Data records:
= = = = = = =

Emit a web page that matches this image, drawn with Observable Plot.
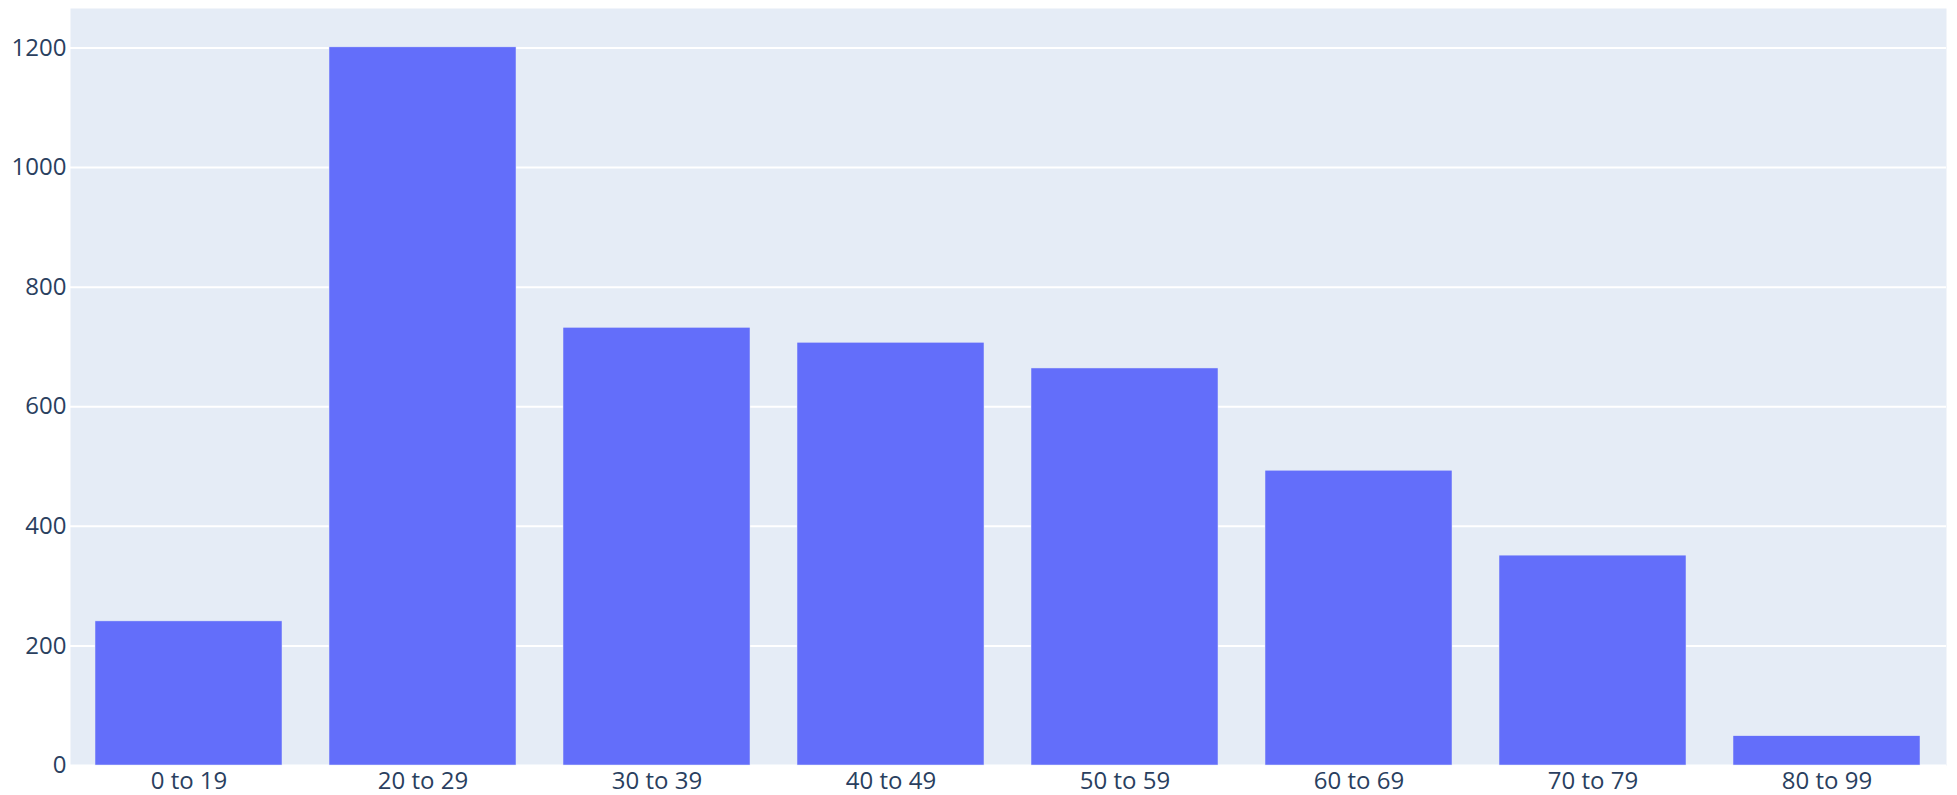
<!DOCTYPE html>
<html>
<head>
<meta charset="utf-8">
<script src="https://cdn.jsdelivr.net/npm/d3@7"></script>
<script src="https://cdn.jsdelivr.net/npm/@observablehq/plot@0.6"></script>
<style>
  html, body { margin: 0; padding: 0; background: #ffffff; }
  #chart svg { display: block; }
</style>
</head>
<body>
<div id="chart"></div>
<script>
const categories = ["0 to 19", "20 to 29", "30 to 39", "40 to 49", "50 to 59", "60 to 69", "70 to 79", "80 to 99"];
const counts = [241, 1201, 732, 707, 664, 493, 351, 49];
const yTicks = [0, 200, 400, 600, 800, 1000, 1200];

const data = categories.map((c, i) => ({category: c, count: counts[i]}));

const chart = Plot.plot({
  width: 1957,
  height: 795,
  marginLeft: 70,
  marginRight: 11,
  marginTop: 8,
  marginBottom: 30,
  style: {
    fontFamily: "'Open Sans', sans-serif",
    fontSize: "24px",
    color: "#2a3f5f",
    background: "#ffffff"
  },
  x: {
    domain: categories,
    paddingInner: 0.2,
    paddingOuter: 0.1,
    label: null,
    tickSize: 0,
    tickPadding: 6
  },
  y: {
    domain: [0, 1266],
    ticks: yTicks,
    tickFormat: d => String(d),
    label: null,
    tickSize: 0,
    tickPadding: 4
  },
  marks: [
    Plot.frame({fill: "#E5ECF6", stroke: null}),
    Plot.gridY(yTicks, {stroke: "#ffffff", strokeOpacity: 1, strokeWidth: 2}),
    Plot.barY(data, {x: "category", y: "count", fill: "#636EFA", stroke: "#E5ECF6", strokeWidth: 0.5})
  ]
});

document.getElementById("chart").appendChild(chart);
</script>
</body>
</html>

= = = = = = =

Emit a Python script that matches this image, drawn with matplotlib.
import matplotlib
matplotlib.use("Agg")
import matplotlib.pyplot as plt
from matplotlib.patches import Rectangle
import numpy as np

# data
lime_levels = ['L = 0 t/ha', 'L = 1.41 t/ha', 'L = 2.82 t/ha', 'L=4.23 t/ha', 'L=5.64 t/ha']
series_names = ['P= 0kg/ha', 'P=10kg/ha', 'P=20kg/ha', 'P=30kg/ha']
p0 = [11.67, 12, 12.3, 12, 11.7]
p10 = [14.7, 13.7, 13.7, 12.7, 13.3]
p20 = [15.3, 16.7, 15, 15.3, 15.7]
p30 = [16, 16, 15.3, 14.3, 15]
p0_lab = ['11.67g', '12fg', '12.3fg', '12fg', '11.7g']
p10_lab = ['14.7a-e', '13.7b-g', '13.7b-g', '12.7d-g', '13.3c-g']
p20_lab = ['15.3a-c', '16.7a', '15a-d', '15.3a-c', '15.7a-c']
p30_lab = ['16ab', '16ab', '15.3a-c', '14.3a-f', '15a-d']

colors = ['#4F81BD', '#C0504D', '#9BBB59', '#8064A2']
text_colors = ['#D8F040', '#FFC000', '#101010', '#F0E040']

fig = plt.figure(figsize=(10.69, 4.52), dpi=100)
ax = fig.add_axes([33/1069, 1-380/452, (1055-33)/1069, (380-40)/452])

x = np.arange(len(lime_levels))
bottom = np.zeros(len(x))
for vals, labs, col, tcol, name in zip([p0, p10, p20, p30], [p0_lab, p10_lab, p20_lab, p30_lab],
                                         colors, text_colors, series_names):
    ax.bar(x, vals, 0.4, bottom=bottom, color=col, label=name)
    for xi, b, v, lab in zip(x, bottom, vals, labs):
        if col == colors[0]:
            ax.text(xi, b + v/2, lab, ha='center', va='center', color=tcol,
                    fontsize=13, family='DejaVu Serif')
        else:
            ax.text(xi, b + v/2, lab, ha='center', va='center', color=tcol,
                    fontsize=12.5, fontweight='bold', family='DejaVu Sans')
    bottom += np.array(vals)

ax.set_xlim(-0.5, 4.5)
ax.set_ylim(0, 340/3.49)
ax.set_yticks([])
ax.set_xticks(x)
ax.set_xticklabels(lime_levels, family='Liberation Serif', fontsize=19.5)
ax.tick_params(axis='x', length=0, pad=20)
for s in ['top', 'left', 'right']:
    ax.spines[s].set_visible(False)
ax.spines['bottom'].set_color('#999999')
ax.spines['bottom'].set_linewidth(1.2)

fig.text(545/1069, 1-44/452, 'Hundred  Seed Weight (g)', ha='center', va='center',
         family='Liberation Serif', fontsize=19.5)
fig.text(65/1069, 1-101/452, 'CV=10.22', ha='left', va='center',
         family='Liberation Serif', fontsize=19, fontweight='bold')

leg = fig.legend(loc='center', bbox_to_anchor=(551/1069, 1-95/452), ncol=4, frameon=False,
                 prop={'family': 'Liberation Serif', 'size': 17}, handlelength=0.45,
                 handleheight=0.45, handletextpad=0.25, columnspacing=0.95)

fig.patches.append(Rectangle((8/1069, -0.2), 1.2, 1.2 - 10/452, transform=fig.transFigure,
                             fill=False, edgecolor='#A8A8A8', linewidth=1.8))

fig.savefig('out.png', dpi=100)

= = = = = = =

Stated exercise: Reproduce only the lines running from the one that has "Emit a web page" through the one that has "const data = categories.map((c, i)", ends included. Any pictures in that stretch should not be copied.

Output for this exercise:
Emit a web page that matches this image, drawn with Observable Plot.
<!DOCTYPE html>
<html>
<head>
<meta charset="utf-8">
<script src="https://cdn.jsdelivr.net/npm/d3@7"></script>
<script src="https://cdn.jsdelivr.net/npm/@observablehq/plot@0.6"></script>
<style>
  html, body { margin: 0; padding: 0; background: #ffffff; }
  #chart svg { display: block; }
</style>
</head>
<body>
<div id="chart"></div>
<script>
const categories = ["0 to 19", "20 to 29", "30 to 39", "40 to 49", "50 to 59", "60 to 69", "70 to 79", "80 to 99"];
const counts = [241, 1201, 732, 707, 664, 493, 351, 49];
const yTicks = [0, 200, 400, 600, 800, 1000, 1200];

const data = categories.map((c, i) => ({category: c, count: counts[i]}));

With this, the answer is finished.